In the records below, find the line that contains "Rebuild this chart" and the line that contains "from matplotlib.legend_handler import"; write out exactly those two lines and everything between them, without the pictures.

begin MATERIAL SUPPLIED

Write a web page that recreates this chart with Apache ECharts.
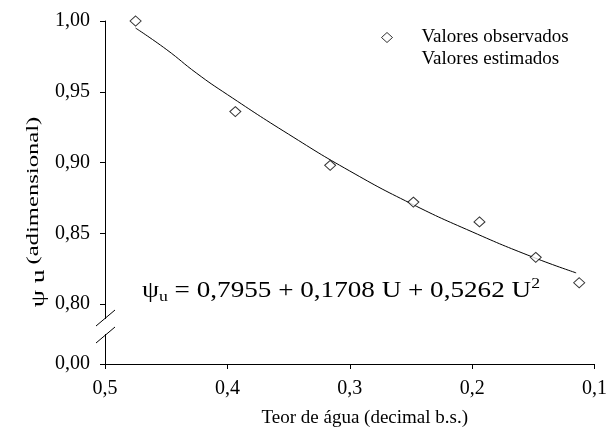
<!DOCTYPE html>
<html>
<head>
<meta charset="utf-8">
<script src="https://cdn.jsdelivr.net/npm/echarts@6/dist/echarts.min.js"></script>
<style>
  html, body { margin: 0; padding: 0; background: #fff; }
  #chart { width: 610px; height: 434px; }
</style>
</head>
<body>
<div id="chart"></div>
<script>
// observed points (U, psi_u)
var obsU = [0.475, 0.3935, 0.316, 0.248, 0.194, 0.148, 0.1125];
var obsPsi = [1.000, 0.936, 0.898, 0.872, 0.858, 0.833, 0.815];

// fitted curve
var fitU = [0.475, 0.45, 0.425, 0.4, 0.35, 0.3, 0.25, 0.2, 0.15, 0.115];
var fitPsi = [0.995, 0.980, 0.963, 0.948, 0.920, 0.894, 0.871, 0.851, 0.833, 0.822];

var yTicks = [0.7576, 0.80, 0.85, 0.90, 0.95, 1.00]; // first one is the broken "0,00"

var serif = 'Liberation Serif';

function pairs(a, b) {
  var out = [];
  for (var i = 0; i < a.length; i++) out.push([a[i], b[i]]);
  return out;
}

var chart = echarts.init(document.getElementById('chart'), null, { renderer: 'canvas' });

var option = {
  animation: false,
  backgroundColor: '#fff',
  grid: { left: 105, right: 13, top: 21, bottom: 70 },
  legend: {
    orient: 'vertical',
    left: 376,
    top: 23,
    itemWidth: 11,
    itemHeight: 10,
    itemGap: 3,
    textStyle: { fontFamily: serif, fontSize: 19, color: '#000', padding: [0, 0, 0, 24] },
    data: [
      { name: 'Valores observados', icon: 'diamond',
        itemStyle: { color: '#fff', borderColor: '#000', borderWidth: 1 } },
      { name: 'Valores estimados', icon: 'rect', itemStyle: { opacity: 0 } }
    ]
  },
  xAxis: {
    type: 'value',
    min: 0.1,
    max: 0.5,
    interval: 0.1,
    inverse: true,
    name: 'Teor de água (decimal b.s.)',
    nameLocation: 'middle',
    nameGap: 45,
    nameTextStyle: { fontFamily: serif, fontSize: 19, color: '#000', padding: [0, 0, 0, 30] },
    axisLine: { lineStyle: { color: '#000', width: 1 } },
    axisTick: { inside: false, length: 5, lineStyle: { color: '#000' } },
    splitLine: { show: false },
    axisLabel: {
      margin: 15,
      fontFamily: serif, fontSize: 20, color: '#000',
      formatter: function (v) { return v.toFixed(1).replace('.', ','); }
    }
  },
  yAxis: {
    type: 'value',
    min: yTicks[0],
    max: 1.0,
    axisLine: { show: true, lineStyle: { color: '#000', width: 1 } },
    axisTick: { show: true, length: 5, customValues: yTicks, lineStyle: { color: '#000' } },
    splitLine: { show: false },
    axisLabel: {
      margin: 15,
      customValues: yTicks,
      fontFamily: serif, fontSize: 20, color: '#000',
      formatter: function (v) {
        if (v < 0.79) return '0,00';
        return v.toFixed(2).replace('.', ',');
      }
    }
  },
  series: [
    {
      name: 'Valores estimados',
      type: 'line',
      smooth: true,
      showSymbol: false,
      data: pairs(fitU, fitPsi),
      lineStyle: { color: '#000', width: 1 },
      itemStyle: { color: '#000' },
      z: 2
    },
    {
      name: 'Valores observados',
      type: 'scatter',
      symbol: 'diamond',
      symbolSize: [11, 10],
      data: pairs(obsU, obsPsi),
      itemStyle: { color: '#fff', borderColor: '#000', borderWidth: 1 },
      z: 3
    }
  ],
  graphic: [
    // axis break
    { type: 'rect', shape: { x: 102, y: 319, width: 6, height: 15 }, style: { fill: '#fff' }, z: 100 },
    { type: 'line', shape: { x1: 96, y1: 326, x2: 115, y2: 310 }, style: { stroke: '#000', lineWidth: 1 }, z: 101 },
    { type: 'line', shape: { x1: 96, y1: 343, x2: 115, y2: 327 }, style: { stroke: '#000', lineWidth: 1 }, z: 101 },
    // y axis title
    {
      type: 'text',
      x: 37, y: 212,
      rotation: Math.PI / 2,
      scaleX: 1.45,
      style: {
        text: '{a|ψ u} {b|(adimensional)}',
        align: 'center',
        verticalAlign: 'middle',
        fill: '#000',
        rich: {
          a: { fontFamily: serif, fontSize: 19, lineHeight: 24, verticalAlign: 'bottom' },
          b: { fontFamily: serif, fontSize: 17, lineHeight: 20, verticalAlign: 'top' }
        }
      }
    },
    // regression equation
    {
      type: 'text',
      x: 142, y: 291,
      scaleX: 1.18,
      style: {
        text: '{m|ψ}{s|u}{m| = 0,7955 + 0,1708 U + 0,5262 U}{p|2}',
        fill: '#000',
        verticalAlign: 'middle',
        rich: {
          m: { fontFamily: serif, fontSize: 23, lineHeight: 28 },
          s: { fontFamily: serif, fontSize: 15, lineHeight: 15, verticalAlign: 'bottom' },
          p: { fontFamily: serif, fontSize: 15, lineHeight: 15, verticalAlign: 'top' }
        }
      }
    }
  ]
};

chart.setOption(option);
</script>
</body>
</html>
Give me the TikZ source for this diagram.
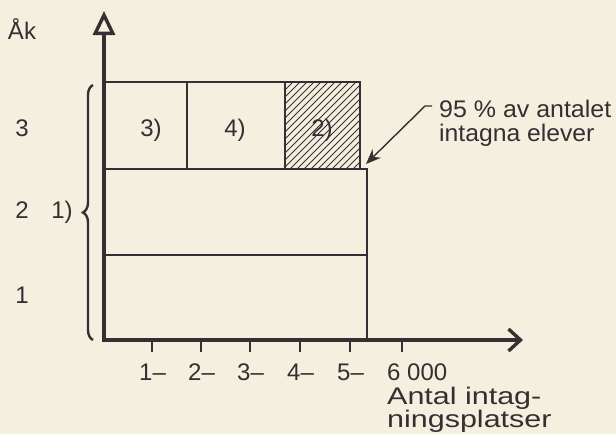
\documentclass[tikz,border=0pt]{standalone}
\usepackage{fontspec}
\usepackage{graphicx}
\setmainfont{Liberation Sans}
\usetikzlibrary{arrows.meta,decorations.pathreplacing}
\definecolor{paper}{RGB}{244,240,223}
\definecolor{ink}{RGB}{55,45,50}
\begin{document}
\begin{tikzpicture}[x=1pt,y=-1pt,
  axisline/.style={draw=ink, line width=3.4pt},
  boxline/.style={draw=ink, line width=2.1pt},
  tickline/.style={draw=ink, line width=1.6pt},
  hatchline/.style={draw=ink, line width=0.8pt},
  lbl/.style={text=ink, font=\fontsize{24}{28}\selectfont, inner sep=0pt},
  ticklbl/.style={lbl, anchor=base west},
  pointer/.style={draw=ink, line width=1.4pt, -{Stealth[length=15pt,width=12pt]}}]
\fill[paper] (0,0) rectangle (616,434);
\useasboundingbox (0,0) rectangle (616,434);
% hatched field
\begin{scope}
  \clip (285,82) rectangle (360,169);
  \foreach \s in {-100,-93,...,100} {
    \draw[hatchline] (285+\s,169) -- (285+\s+90,79);
  }
\end{scope}
% boxes
\draw[boxline] (104,82) rectangle (360,169);
\draw[boxline] (187,82) -- (187,169);
\draw[boxline] (285,82) -- (285,169);
\draw[boxline] (104,169) rectangle (367,340);
\draw[boxline] (104,255) -- (367,255);
% axes
\draw[axisline, -{Triangle[open,length=24pt,width=22pt]}] (104,341.7) -- (104,11);
\draw[axisline, -{Straight Barb[length=12pt,width=22pt]}] (102.3,340) -- (523,340);
% ticks
\foreach \t in {152,201,250,300,350,402} {
  \draw[tickline] (\t,340) -- (\t,352);
}
% brace
\draw[ink, line width=2.4pt, decorate, decoration={brace, amplitude=10pt}] (93,340) -- (93,85);
% labels
\node[lbl, anchor=base] (ak) at (22,39) {Åk};
\node[lbl, anchor=base] (y3) at (22,136) {3};
\node[lbl, anchor=base] (y2) at (22,218) {2};
\node[lbl, anchor=base] (y1) at (22,303) {1};
\node[lbl, anchor=base] (n1) at (62,218) {1)};
\node[lbl, anchor=base] (b3) at (151,136) {3)};
\node[lbl, anchor=base] (b4) at (235,136) {4)};
\node[lbl, anchor=base] (b2) at (322,136) {2)};
\node[ticklbl] (t1) at (139,380) {1–};
\node[ticklbl] (t2) at (188,380) {2–};
\node[ticklbl] (t3) at (237,380) {3–};
\node[ticklbl] (t4) at (287,380) {4–};
\node[ticklbl] (t5) at (337,380) {5–};
\node[ticklbl] (t6) at (387,380) {6 000};
\node[ticklbl] (xl1) at (387,404) {\scalebox{1.27}[1]{Antal intag-}};
\node[ticklbl] (xl2) at (387,427) {\scalebox{1.27}[1]{ningsplatser}};
\node[ticklbl] (note1) at (439,117) {\scalebox{1.04}[1]{95 \% av antalet}};
\node[ticklbl] (note2) at (439,141) {\scalebox{1.03}[1]{intagna elever}};
% pointer
\coordinate (pstart) at (432,106);
\coordinate (pbend) at (425,106);
\coordinate (ptip) at (366,164);
\draw[pointer] (pstart) -- (pbend) -- (ptip);
\end{tikzpicture}
\end{document}
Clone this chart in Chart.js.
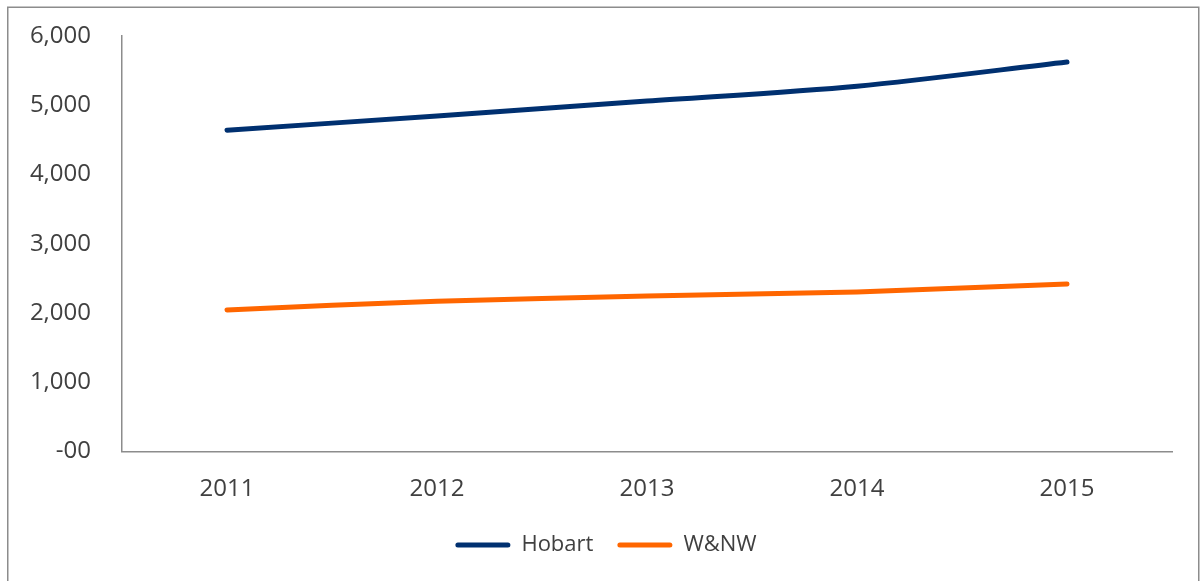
<!DOCTYPE html>
<html>
<head>
<meta charset="utf-8">
<script src="https://cdn.jsdelivr.net/npm/chart.js@4"></script>
<style>
html,body{margin:0;padding:0;background:#fff;}
#wrap{position:absolute;left:0;top:0;width:1202px;height:581px;}
</style>
</head>
<body>
<div id="wrap"><canvas id="c" width="1202" height="581"></canvas></div>
<script>
const categories = ['2011', '2012', '2013', '2014', '2015'];
const hobart = [4640, 4845, 5060, 5275, 5625];
const wnw = [2045, 2170, 2245, 2305, 2420];
const yTickLabels = ['-00', '1,000', '2,000', '3,000', '4,000', '5,000', '6,000'];

const FONT = '"Open Sans", sans-serif';

const borderPlugin = {
  id: 'outerBorder',
  afterLayout(chart) {
    // shift the centred legend row slightly right, as in the reference
    chart.legend.left += 40;
  },
  beforeDraw(chart) {
    const ctx = chart.ctx;
    ctx.save();
    ctx.fillStyle = '#fff';
    ctx.fillRect(0, 0, chart.width, chart.height);
    ctx.strokeStyle = '#8c8c8c';
    ctx.lineWidth = 1.5;
    ctx.strokeRect(7.75, 7.25, 1191, 600);
    ctx.restore();
  }
};

new Chart(document.getElementById('c'), {
  type: 'line',
  data: {
    labels: categories,
    datasets: [
      {label: 'Hobart', data: hobart, borderColor: '#003070', backgroundColor: '#003070',
       borderWidth: 5, pointRadius: 0, tension: 0.3, borderCapStyle: 'round', fill: false},
      {label: 'W&NW', data: wnw, borderColor: '#ff6600', backgroundColor: '#ff6600',
       borderWidth: 5, pointRadius: 0, tension: 0.3, borderCapStyle: 'round', fill: false}
    ]
  },
  options: {
    responsive: false,
    animation: false,
    layout: {padding: {top: 36, right: 30, bottom: 15, left: 0}},
    plugins: {
      tooltip: {enabled: false},
      legend: {
        position: 'bottom',
        labels: {
          font: {family: FONT, size: 22},
          color: '#404040',
          boxWidth: 55,
          boxHeight: 5,
          useBorderRadius: true,
          borderRadius: 2.5,
          padding: 24,
          generateLabels(chart) {
            return chart.data.datasets.map((d, i) => ({
              text: d.label, fillStyle: d.borderColor, strokeStyle: d.borderColor,
              lineWidth: 0, datasetIndex: i, borderRadius: 2.5, fontColor: '#404040'
            }));
          }
        }
      }
    },
    scales: {
      x: {
        offset: true,
        grid: {display: false, drawTicks: false},
        border: {display: true, color: '#8c8c8c', width: 1.5},
        ticks: {font: {family: FONT, size: 24}, color: '#404040', padding: 23},
        afterFit(scale) { scale.height = 58.5; }
      },
      y: {
        min: 0, max: 6000,
        grid: {display: false, drawTicks: false},
        border: {display: true, color: '#8c8c8c', width: 1.5},
        ticks: {
          stepSize: 1000,
          font: {family: FONT, size: 24}, color: '#404040', padding: 31,
          callback(value) { return yTickLabels[Math.round(value / 1000)]; }
        },
        afterFit(scale) {
          scale.width = 122;
          scale.paddingTop = 13;
          scale.paddingBottom = 13;
        }
      }
    }
  },
  plugins: [borderPlugin]
});
</script>
</body>
</html>
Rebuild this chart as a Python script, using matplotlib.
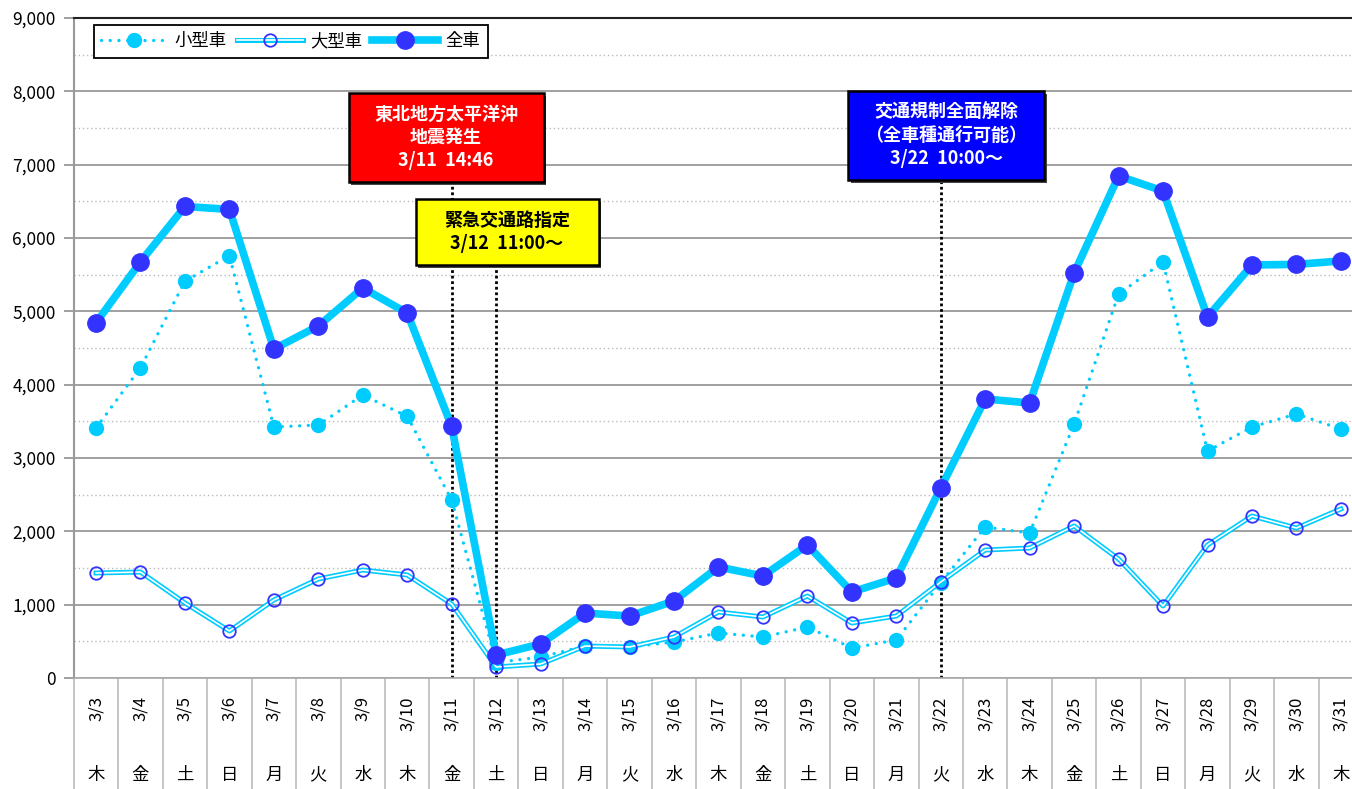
import matplotlib
matplotlib.use("Agg")
import matplotlib.pyplot as plt
from matplotlib.lines import Line2D
from matplotlib.patches import Rectangle
from matplotlib.legend_handler import HandlerTuple

plt.rcParams['font.family'] = ['Noto Sans CJK JP', 'DejaVu Sans']

dates = ["3/3", "3/4", "3/5", "3/6", "3/7", "3/8", "3/9", "3/10", "3/11", "3/12",
         "3/13", "3/14", "3/15", "3/16", "3/17", "3/18", "3/19", "3/20", "3/21", "3/22",
         "3/23", "3/24", "3/25", "3/26", "3/27", "3/28", "3/29", "3/30", "3/31"]
weekdays = ["木", "金", "土", "日", "月", "火", "水", "木", "金", "土",
            "日", "月", "火", "水", "木", "金", "土", "日", "月", "火",
            "水", "木", "金", "土", "日", "月", "火", "水", "木"]

small = [3409, 4230, 5410, 5760, 3423, 3450, 3859, 3568, 2427, 210,
         286, 436, 423, 491, 614, 559, 695, 409, 518, 1300,
         2059, 1977, 3464, 5236, 5673, 3095, 3423, 3600, 3395]
large = [1432, 1445, 1023, 641, 1064, 1350, 1473, 1405, 1009, 150,
         191, 436, 423, 559, 900, 832, 1118, 750, 845, 1309,
         1745, 1773, 2073, 1623, 982, 1814, 2209, 2045, 2305]
total = [4845, 5675, 6430, 6390, 4486, 4800, 5318, 4977, 3430, 314,
         464, 886, 845, 1050, 1514, 1391, 1814, 1173, 1364, 2591,
         3805, 3750, 5523, 6846, 6641, 4923, 5632, 5640, 5687]

event_idx = [8, 9, 19]

cyan = "#00CCFF"
blue = "#3333FF"

fig = plt.figure(figsize=(13.52, 7.89), dpi=100)
ax = fig.add_axes([73.8 / 1352, 111 / 789, (1352 - 73.8) / 1352, 660 / 789])

x = list(range(len(dates)))

# 小型車
ax.plot(x, small, color=cyan, lw=2.4, linestyle=(0, (0.01, 2.6)),
        dash_capstyle='round', zorder=3)
ax.plot(x, small, 'o', color=cyan, ms=10, zorder=3.1)
# 大型車 (double line)
ax.plot(x, large, color=cyan, lw=3.6, zorder=4)
ax.plot(x, large, color='white', lw=1.2, zorder=4.1)
ax.plot(x, large, 'o', mfc='none', mec=blue, ms=9, mew=1.3, zorder=4.2)
# 全車
ax.plot(x, total, color=cyan, lw=5.5, zorder=5)
ax.plot(x, total, 'o', color=blue, ms=12.5, zorder=5.1)

ax.set_xlim(-0.5, 28.25)
ax.set_ylim(0, 9000)
ax.set_yticks(range(0, 9001, 1000))
ax.set_yticklabels([f"{v:,}" for v in range(0, 9001, 1000)], fontsize=12.5)
ax.set_yticks(range(500, 9000, 1000), minor=True)
ax.tick_params(axis='y', which='major', length=7, color='#999999', width=1.3, pad=6)
ax.tick_params(axis='y', which='minor', length=0)
ax.grid(axis='y', which='major', color='#A0A0A0', lw=1.4, zorder=0)
ax.grid(axis='y', which='minor', color='#BBBBBB', lw=1, linestyle=(0, (1, 2)), zorder=0)
ax.set_xticks([])

ax.spines['right'].set_visible(False)
ax.spines['top'].set_color('#222222')
ax.spines['top'].set_linewidth(1.5)
ax.spines['left'].set_color('#999999')
ax.spines['left'].set_linewidth(1.5)
ax.spines['bottom'].set_color('#AAAAAA')
ax.spines['bottom'].set_linewidth(1.2)

# table-like x axis
tr = ax.get_xaxis_transform()
for i in range(len(dates) + 1):
    ax.plot([i - 0.5, i - 0.5], [0, -0.168], transform=tr, color='#BBBBBB',
            lw=1.2, clip_on=False)
for i, (d, w) in enumerate(zip(dates, weekdays)):
    ax.text(i, -0.028, d, transform=tr, rotation=90, ha='center', va='top',
            fontsize=12)
    ax.text(i, -0.147, w, transform=tr, ha='center', va='center', fontsize=12.5)

# event lines
box_bottoms = [0.7515, 0.6258, 0.7545]
for idx, yb in zip(event_idx, box_bottoms):
    ax.axvline(idx, ymin=0, ymax=yb, color='black', lw=2,
               linestyle=(0, (1, 1)), zorder=2)

# annotation boxes (axes fraction)
boxes = [
    ((0.2150, 0.7515), 0.1525, 0.1348, 'red', 'white',
     "東北地方太平洋沖\n地震発生\n3/11  14:46"),
    ((0.2674, 0.6258), 0.1431, 0.1000, 'yellow', 'black',
     "緊急交通路指定\n3/12  11:00～"),
    ((0.6060, 0.7545), 0.1532, 0.1349, 'blue', 'white',
     "交通規制全面解除\n（全車種通行可能）\n3/22  10:00～"),
]
for (x0, y0), w, h, fc, tc, txt in boxes:
    ax.add_patch(Rectangle((x0 + 0.002, y0 - 0.004), w, h, transform=ax.transAxes,
                           facecolor='#444444', edgecolor='none', zorder=6,
                           clip_on=False))
    ax.add_patch(Rectangle((x0, y0), w, h, transform=ax.transAxes, facecolor=fc,
                           edgecolor='black', lw=1.8, zorder=6.1, clip_on=False))
    ax.text(x0 + w / 2, y0 + h / 2, txt, transform=ax.transAxes, ha='center',
            va='center', color=tc, fontsize=13, fontweight='bold',
            linespacing=1.25, zorder=7)

# legend
h_small = Line2D([], [], color=cyan, lw=2.4, linestyle=(0, (0.01, 2.6)),
                 dash_capstyle='round', marker='o', ms=10)
h_large = (Line2D([], [], color=cyan, lw=3.6),
           Line2D([], [], color='white', lw=1.2),
           Line2D([], [], ls='none', marker='o', mfc='none', mec=blue, ms=9, mew=1.3))
h_total = Line2D([], [], color=cyan, lw=5.5, marker='o', mfc=blue, mec=blue, ms=12.5)
leg = ax.legend([h_small, h_large, h_total], ["小型車", "大型車", "全車"],
                handler_map={tuple: HandlerTuple(ndivide=1, pad=0)},
                loc='upper left', bbox_to_anchor=(0.0155, 0.99), ncol=3,
                fontsize=12.5, frameon=True, fancybox=False, edgecolor='black',
                framealpha=1, handlelength=3.8, columnspacing=0.6,
                handletextpad=0.4, borderpad=0.45, borderaxespad=0)
leg.get_frame().set_linewidth(1.3)
leg.set_zorder(8)

fig.savefig("out.png", dpi=100)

end MATERIAL SUPPLIED

* COMPLETE ANSWER *
Rebuild this chart as a Python script, using matplotlib.
import matplotlib
matplotlib.use("Agg")
import matplotlib.pyplot as plt
from matplotlib.lines import Line2D
from matplotlib.patches import Rectangle
from matplotlib.legend_handler import HandlerTuple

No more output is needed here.